Una calle de Dharavi en Bombay

Una calle de Dharavi, un gran barrio marginal de Bombay

Getty Images

Cuando nos deja el aguacero, hasta puedo acercarme a la Puerta de la India, arco triunfal para conmemorar la visita del rey Jorge, el primer monarca británico en visitar el subcontinente. La Puerta fue también lo último que vieron sus tropas, en 1948, cuando zarparon para no volver. Y allí nos hacemos fotos, me incluyen en diversos grupos, con o sin paraguas, hasta que, empapado como un pingüino, corro a refugiarme en el emblemático hotel Taj Mahal, donde les da igual mi apariencia y lo único que me piden es que no lleve nada sospechoso en los bolsillos.

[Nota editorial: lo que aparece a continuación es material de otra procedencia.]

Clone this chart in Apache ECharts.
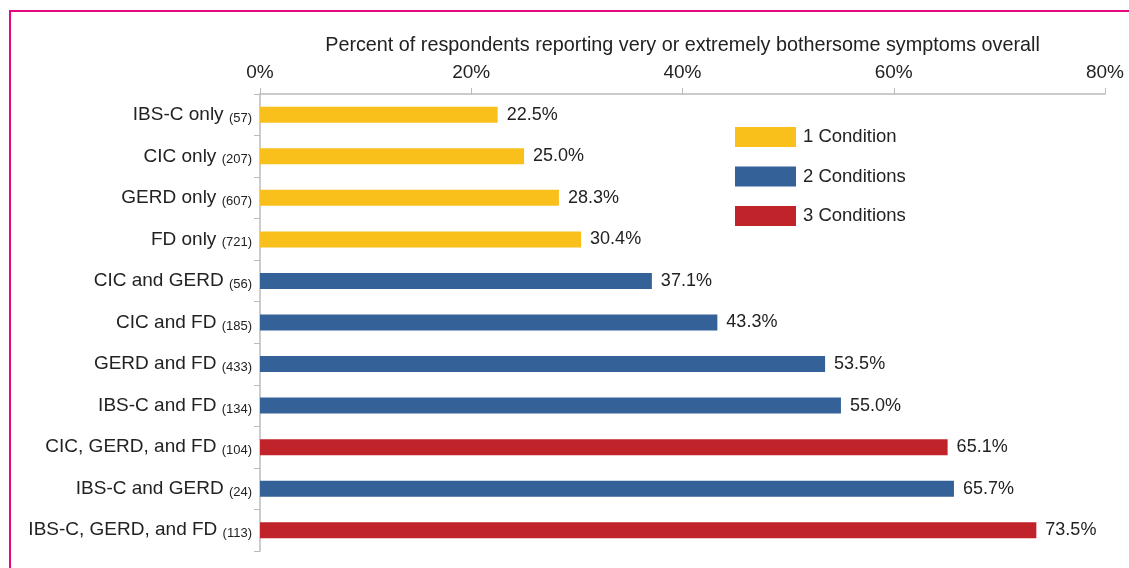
<!DOCTYPE html>
<html>
<head>
<meta charset="utf-8">
<script src="https://cdn.jsdelivr.net/npm/echarts@6/dist/echarts.min.js"></script>
<style>
html,body{margin:0;padding:0;background:#fff;}
#frame{position:absolute;left:9px;top:10px;width:1200px;height:700px;border-top:2px solid #E4097D;border-left:2px solid #E4097D;}
#chart{position:absolute;left:0;top:0;width:1129px;height:568px;}
</style>
</head>
<body>
<div id="frame"></div>
<div id="chart"></div>
<script>
const categories = ['IBS-C only','CIC only','GERD only','FD only','CIC and GERD','CIC and FD','GERD and FD','IBS-C and FD','CIC, GERD, and FD','IBS-C and GERD','IBS-C, GERD, and FD'];
const counts = [57,207,607,721,56,185,433,134,104,24,113];
const values = [22.5,25.0,28.3,30.4,37.1,43.3,53.5,55.0,65.1,65.7,73.5];
const conditions = [1,1,1,1,2,2,2,2,3,2,3];
const seriesNames = ['1 Condition','2 Conditions','3 Conditions'];
const seriesColors = ['#F9BF1B','#346198','#C1232B'];
const tickValues = [0,20,40,60,80];

const font = 'Liberation Sans, Arial, sans-serif';
const chart = echarts.init(document.getElementById('chart'));
const series = seriesNames.map((name, i) => ({
  name: name,
  type: 'bar',
  stack: 'all',
  barWidth: 16,
  itemStyle: {color: seriesColors[i]},
  label: {
    show: true, position: 'right', distance: 9,
    fontFamily: font, fontSize: 18, color: '#222',
    formatter: p => p.value.toFixed(1) + '%'
  },
  data: values.map((v, k) => conditions[k] === i + 1 ? v : '-')
}));

chart.setOption({
  animation: false,
  textStyle: {fontFamily: font},
  grid: {left: 260, right: 24, top: 94, bottom: 17, containLabel: false},
  legend: {
    orient: 'vertical', left: 730, top: 122,
    itemWidth: 61, itemHeight: 20, itemGap: 19.5,
    icon: 'rect',
    textStyle: {fontFamily: font, fontSize: 18.5, lineHeight: 20, color: '#222', padding: [0,0,0,2]},
    data: seriesNames
  },
  xAxis: {
    type: 'value', position: 'top', min: 0, max: 80, interval: 20,
    name: 'Percent of respondents reporting very or extremely bothersome symptoms overall',
    nameLocation: 'middle', nameGap: 38,
    nameTextStyle: {fontFamily: font, fontSize: 19.8, color: '#222'},
    axisLine: {show: true, lineStyle: {color: '#bbb', width: 1.5}},
    axisTick: {show: true, length: 6, lineStyle: {color: '#bbb'}},
    splitLine: {show: false},
    axisLabel: {
      margin: 12, fontFamily: font, fontSize: 19, color: '#222',
      formatter: v => tickValues.includes(v) ? v + '%' : ''
    }
  },
  yAxis: {
    type: 'category', inverse: true, data: categories,
    axisLine: {show: true, lineStyle: {color: '#bbb', width: 1.5}},
    axisTick: {show: true, length: 6, lineStyle: {color: '#bbb'}},
    axisLabel: {
      margin: 8, fontFamily: font, color: '#222',
      formatter: (v, i) => v + ' {s|(' + counts[i] + ')}',
      rich: {s: {fontSize: 13, fontFamily: font, color: '#222', verticalAlign: 'bottom', padding: [7,0,0,0]}},
      fontSize: 19
    }
  },
  series: series
});
</script>
</body>
</html>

A la mañana siguiente, parece que el tiempo da un respiro. Han regresado a las calles los escribientes, vestidos de oscuro y cargando cartapacios, también los universitarios, y los vendedores de lo que sea, además de los operarios que montan escenografías para el siguiente festival, con elefantes y ratones inmensos. Entonces descubro los maidans, descampados que en otras épocas del año se llenarán de partidos de criquet pero hoy mejor podrían acoger pruebas de natación en sus charcos. Y me acerco al paseo que, dibujando una amplia luna, sigue el borde de la bahía de poniente. Frente al mar se ha dispuesto un banco corrido donde los enamorados pueden venir a buscar el amor y yo, un soplo de aire fresco.